Copy every line, leaving nothing out and adding nothing.

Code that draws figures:
※

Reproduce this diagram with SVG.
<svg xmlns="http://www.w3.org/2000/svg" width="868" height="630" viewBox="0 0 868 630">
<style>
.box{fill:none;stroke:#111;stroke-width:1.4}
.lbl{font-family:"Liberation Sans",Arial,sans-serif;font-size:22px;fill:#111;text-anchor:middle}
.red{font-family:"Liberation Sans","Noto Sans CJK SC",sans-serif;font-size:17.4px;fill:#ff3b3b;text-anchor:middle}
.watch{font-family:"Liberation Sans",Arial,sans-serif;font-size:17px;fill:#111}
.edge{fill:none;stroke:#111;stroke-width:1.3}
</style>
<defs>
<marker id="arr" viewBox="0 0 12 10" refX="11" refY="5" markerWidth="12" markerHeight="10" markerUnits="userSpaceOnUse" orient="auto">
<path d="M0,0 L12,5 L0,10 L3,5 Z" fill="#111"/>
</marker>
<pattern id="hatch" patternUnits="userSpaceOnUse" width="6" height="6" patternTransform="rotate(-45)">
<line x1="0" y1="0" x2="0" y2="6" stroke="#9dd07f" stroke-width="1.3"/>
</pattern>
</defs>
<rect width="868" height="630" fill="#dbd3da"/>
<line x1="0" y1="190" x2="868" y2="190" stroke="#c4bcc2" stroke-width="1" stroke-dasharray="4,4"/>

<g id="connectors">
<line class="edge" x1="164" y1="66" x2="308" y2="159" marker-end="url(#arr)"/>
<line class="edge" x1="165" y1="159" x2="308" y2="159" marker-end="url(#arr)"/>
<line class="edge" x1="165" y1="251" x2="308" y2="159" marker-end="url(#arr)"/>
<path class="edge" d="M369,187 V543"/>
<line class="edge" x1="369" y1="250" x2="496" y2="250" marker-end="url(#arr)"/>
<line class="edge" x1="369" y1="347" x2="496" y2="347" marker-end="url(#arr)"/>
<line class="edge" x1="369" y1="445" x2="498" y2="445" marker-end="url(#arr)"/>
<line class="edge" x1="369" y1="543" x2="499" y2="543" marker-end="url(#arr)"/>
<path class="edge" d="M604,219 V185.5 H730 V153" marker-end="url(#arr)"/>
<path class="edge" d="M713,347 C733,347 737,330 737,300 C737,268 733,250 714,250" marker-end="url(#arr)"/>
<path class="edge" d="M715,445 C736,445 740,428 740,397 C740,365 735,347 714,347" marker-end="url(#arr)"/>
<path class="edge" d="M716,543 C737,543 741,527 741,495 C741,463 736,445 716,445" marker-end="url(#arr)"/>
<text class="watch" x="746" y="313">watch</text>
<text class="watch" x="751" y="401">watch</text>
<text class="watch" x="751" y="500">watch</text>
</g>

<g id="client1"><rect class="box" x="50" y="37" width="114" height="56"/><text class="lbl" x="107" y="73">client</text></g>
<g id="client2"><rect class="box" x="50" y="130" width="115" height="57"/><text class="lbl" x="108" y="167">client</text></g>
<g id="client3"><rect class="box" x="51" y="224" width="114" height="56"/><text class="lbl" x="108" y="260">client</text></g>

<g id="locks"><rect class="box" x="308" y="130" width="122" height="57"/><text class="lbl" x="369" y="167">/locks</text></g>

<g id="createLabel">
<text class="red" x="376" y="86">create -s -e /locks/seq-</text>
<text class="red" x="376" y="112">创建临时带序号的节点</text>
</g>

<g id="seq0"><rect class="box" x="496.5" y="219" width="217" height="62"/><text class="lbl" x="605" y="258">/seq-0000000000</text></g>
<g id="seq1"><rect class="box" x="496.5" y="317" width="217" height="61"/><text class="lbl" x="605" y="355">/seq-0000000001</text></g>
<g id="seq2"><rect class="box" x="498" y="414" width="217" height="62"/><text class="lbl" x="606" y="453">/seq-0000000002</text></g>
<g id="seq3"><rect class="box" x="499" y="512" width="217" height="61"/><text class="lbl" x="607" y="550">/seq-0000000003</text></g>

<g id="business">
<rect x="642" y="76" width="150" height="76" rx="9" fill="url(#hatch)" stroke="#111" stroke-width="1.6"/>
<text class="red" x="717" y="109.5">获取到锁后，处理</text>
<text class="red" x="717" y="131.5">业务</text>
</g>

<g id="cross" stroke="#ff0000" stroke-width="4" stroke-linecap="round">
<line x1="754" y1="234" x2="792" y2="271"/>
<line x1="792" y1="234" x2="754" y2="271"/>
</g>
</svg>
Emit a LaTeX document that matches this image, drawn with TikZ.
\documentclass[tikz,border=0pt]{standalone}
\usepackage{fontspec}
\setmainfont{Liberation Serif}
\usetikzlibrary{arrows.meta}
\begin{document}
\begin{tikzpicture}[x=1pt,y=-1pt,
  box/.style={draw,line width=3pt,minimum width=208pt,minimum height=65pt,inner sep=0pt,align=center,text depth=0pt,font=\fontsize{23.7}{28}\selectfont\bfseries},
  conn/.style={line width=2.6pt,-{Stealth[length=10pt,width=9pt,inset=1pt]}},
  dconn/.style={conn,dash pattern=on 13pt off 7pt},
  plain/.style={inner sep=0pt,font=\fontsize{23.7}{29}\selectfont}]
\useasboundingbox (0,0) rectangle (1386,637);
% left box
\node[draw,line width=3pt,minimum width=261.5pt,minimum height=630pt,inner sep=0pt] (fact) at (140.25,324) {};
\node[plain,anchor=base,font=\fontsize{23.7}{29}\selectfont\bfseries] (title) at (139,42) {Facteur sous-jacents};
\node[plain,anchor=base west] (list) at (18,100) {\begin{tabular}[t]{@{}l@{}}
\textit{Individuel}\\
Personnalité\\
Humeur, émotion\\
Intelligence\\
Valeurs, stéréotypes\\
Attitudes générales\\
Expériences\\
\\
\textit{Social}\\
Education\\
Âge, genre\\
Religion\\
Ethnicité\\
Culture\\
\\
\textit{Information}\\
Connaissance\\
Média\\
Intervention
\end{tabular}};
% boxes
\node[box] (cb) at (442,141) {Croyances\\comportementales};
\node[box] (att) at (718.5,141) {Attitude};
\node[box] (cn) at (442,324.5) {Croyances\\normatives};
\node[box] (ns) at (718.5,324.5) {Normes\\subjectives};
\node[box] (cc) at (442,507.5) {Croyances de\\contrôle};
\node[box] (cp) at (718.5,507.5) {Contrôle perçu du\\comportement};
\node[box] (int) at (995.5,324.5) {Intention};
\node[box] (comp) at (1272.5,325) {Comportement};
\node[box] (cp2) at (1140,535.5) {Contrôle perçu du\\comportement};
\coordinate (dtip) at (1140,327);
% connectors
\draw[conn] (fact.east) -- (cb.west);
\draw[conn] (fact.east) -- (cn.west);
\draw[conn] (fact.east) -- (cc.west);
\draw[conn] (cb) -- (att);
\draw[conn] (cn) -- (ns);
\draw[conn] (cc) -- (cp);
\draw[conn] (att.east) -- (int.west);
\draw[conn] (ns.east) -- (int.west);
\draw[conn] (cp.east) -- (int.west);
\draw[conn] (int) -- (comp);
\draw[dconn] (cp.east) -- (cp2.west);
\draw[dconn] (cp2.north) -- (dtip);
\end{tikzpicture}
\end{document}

※

RESULT OF THE TASK>
Reproduce this diagram with SVG.
<svg xmlns="http://www.w3.org/2000/svg" width="868" height="630" viewBox="0 0 868 630">
<style>
.box{fill:none;stroke:#111;stroke-width:1.4}
.lbl{font-family:"Liberation Sans",Arial,sans-serif;font-size:22px;fill:#111;text-anchor:middle}
.red{font-family:"Liberation Sans","Noto Sans CJK SC",sans-serif;font-size:17.4px;fill:#ff3b3b;text-anchor:middle}
.watch{font-family:"Liberation Sans",Arial,sans-serif;font-size:17px;fill:#111}
.edge{fill:none;stroke:#111;stroke-width:1.3}
</style>
<defs>
<marker id="arr" viewBox="0 0 12 10" refX="11" refY="5" markerWidth="12" markerHeight="10" markerUnits="userSpaceOnUse" orient="auto">
<path d="M0,0 L12,5 L0,10 L3,5 Z" fill="#111"/>
</marker>
<pattern id="hatch" patternUnits="userSpaceOnUse" width="6" height="6" patternTransform="rotate(-45)">
<line x1="0" y1="0" x2="0" y2="6" stroke="#9dd07f" stroke-width="1.3"/>
</pattern>
</defs>
<rect width="868" height="630" fill="#dbd3da"/>
<line x1="0" y1="190" x2="868" y2="190" stroke="#c4bcc2" stroke-width="1" stroke-dasharray="4,4"/>

<g id="connectors">
<line class="edge" x1="164" y1="66" x2="308" y2="159" marker-end="url(#arr)"/>
<line class="edge" x1="165" y1="159" x2="308" y2="159" marker-end="url(#arr)"/>
<line class="edge" x1="165" y1="251" x2="308" y2="159" marker-end="url(#arr)"/>
<path class="edge" d="M369,187 V543"/>
<line class="edge" x1="369" y1="250" x2="496" y2="250" marker-end="url(#arr)"/>
<line class="edge" x1="369" y1="347" x2="496" y2="347" marker-end="url(#arr)"/>
<line class="edge" x1="369" y1="445" x2="498" y2="445" marker-end="url(#arr)"/>
<line class="edge" x1="369" y1="543" x2="499" y2="543" marker-end="url(#arr)"/>
<path class="edge" d="M604,219 V185.5 H730 V153" marker-end="url(#arr)"/>
<path class="edge" d="M713,347 C733,347 737,330 737,300 C737,268 733,250 714,250" marker-end="url(#arr)"/>
<path class="edge" d="M715,445 C736,445 740,428 740,397 C740,365 735,347 714,347" marker-end="url(#arr)"/>
<path class="edge" d="M716,543 C737,543 741,527 741,495 C741,463 736,445 716,445" marker-end="url(#arr)"/>
<text class="watch" x="746" y="313">watch</text>
<text class="watch" x="751" y="401">watch</text>
<text class="watch" x="751" y="500">watch</text>
</g>

<g id="client1"><rect class="box" x="50" y="37" width="114" height="56"/><text class="lbl" x="107" y="73">client</text></g>
<g id="client2"><rect class="box" x="50" y="130" width="115" height="57"/><text class="lbl" x="108" y="167">client</text></g>
<g id="client3"><rect class="box" x="51" y="224" width="114" height="56"/><text class="lbl" x="108" y="260">client</text></g>

<g id="locks"><rect class="box" x="308" y="130" width="122" height="57"/><text class="lbl" x="369" y="167">/locks</text></g>

<g id="createLabel">
<text class="red" x="376" y="86">create -s -e /locks/seq-</text>
<text class="red" x="376" y="112">创建临时带序号的节点</text>
</g>

<g id="seq0"><rect class="box" x="496.5" y="219" width="217" height="62"/><text class="lbl" x="605" y="258">/seq-0000000000</text></g>
<g id="seq1"><rect class="box" x="496.5" y="317" width="217" height="61"/><text class="lbl" x="605" y="355">/seq-0000000001</text></g>
<g id="seq2"><rect class="box" x="498" y="414" width="217" height="62"/><text class="lbl" x="606" y="453">/seq-0000000002</text></g>
<g id="seq3"><rect class="box" x="499" y="512" width="217" height="61"/><text class="lbl" x="607" y="550">/seq-0000000003</text></g>

<g id="business">
<rect x="642" y="76" width="150" height="76" rx="9" fill="url(#hatch)" stroke="#111" stroke-width="1.6"/>
<text class="red" x="717" y="109.5">获取到锁后，处理</text>
<text class="red" x="717" y="131.5">业务</text>
</g>

<g id="cross" stroke="#ff0000" stroke-width="4" stroke-linecap="round">
<line x1="754" y1="234" x2="792" y2="271"/>
<line x1="792" y1="234" x2="754" y2="271"/>
</g>
</svg>
Emit a LaTeX document that matches this image, drawn with TikZ.
\documentclass[tikz,border=0pt]{standalone}
\usepackage{fontspec}
\setmainfont{Liberation Serif}
\usetikzlibrary{arrows.meta}
\begin{document}
\begin{tikzpicture}[x=1pt,y=-1pt,
  box/.style={draw,line width=3pt,minimum width=208pt,minimum height=65pt,inner sep=0pt,align=center,text depth=0pt,font=\fontsize{23.7}{28}\selectfont\bfseries},
  conn/.style={line width=2.6pt,-{Stealth[length=10pt,width=9pt,inset=1pt]}},
  dconn/.style={conn,dash pattern=on 13pt off 7pt},
  plain/.style={inner sep=0pt,font=\fontsize{23.7}{29}\selectfont}]
\useasboundingbox (0,0) rectangle (1386,637);
% left box
\node[draw,line width=3pt,minimum width=261.5pt,minimum height=630pt,inner sep=0pt] (fact) at (140.25,324) {};
\node[plain,anchor=base,font=\fontsize{23.7}{29}\selectfont\bfseries] (title) at (139,42) {Facteur sous-jacents};
\node[plain,anchor=base west] (list) at (18,100) {\begin{tabular}[t]{@{}l@{}}
\textit{Individuel}\\
Personnalité\\
Humeur, émotion\\
Intelligence\\
Valeurs, stéréotypes\\
Attitudes générales\\
Expériences\\
\\
\textit{Social}\\
Education\\
Âge, genre\\
Religion\\
Ethnicité\\
Culture\\
\\
\textit{Information}\\
Connaissance\\
Média\\
Intervention
\end{tabular}};
% boxes
\node[box] (cb) at (442,141) {Croyances\\comportementales};
\node[box] (att) at (718.5,141) {Attitude};
\node[box] (cn) at (442,324.5) {Croyances\\normatives};
\node[box] (ns) at (718.5,324.5) {Normes\\subjectives};
\node[box] (cc) at (442,507.5) {Croyances de\\contrôle};
\node[box] (cp) at (718.5,507.5) {Contrôle perçu du\\comportement};
\node[box] (int) at (995.5,324.5) {Intention};
\node[box] (comp) at (1272.5,325) {Comportement};
\node[box] (cp2) at (1140,535.5) {Contrôle perçu du\\comportement};
\coordinate (dtip) at (1140,327);
% connectors
\draw[conn] (fact.east) -- (cb.west);
\draw[conn] (fact.east) -- (cn.west);
\draw[conn] (fact.east) -- (cc.west);
\draw[conn] (cb) -- (att);
\draw[conn] (cn) -- (ns);
\draw[conn] (cc) -- (cp);
\draw[conn] (att.east) -- (int.west);
\draw[conn] (ns.east) -- (int.west);
\draw[conn] (cp.east) -- (int.west);
\draw[conn] (int) -- (comp);
\draw[dconn] (cp.east) -- (cp2.west);
\draw[dconn] (cp2.north) -- (dtip);
\end{tikzpicture}
\end{document}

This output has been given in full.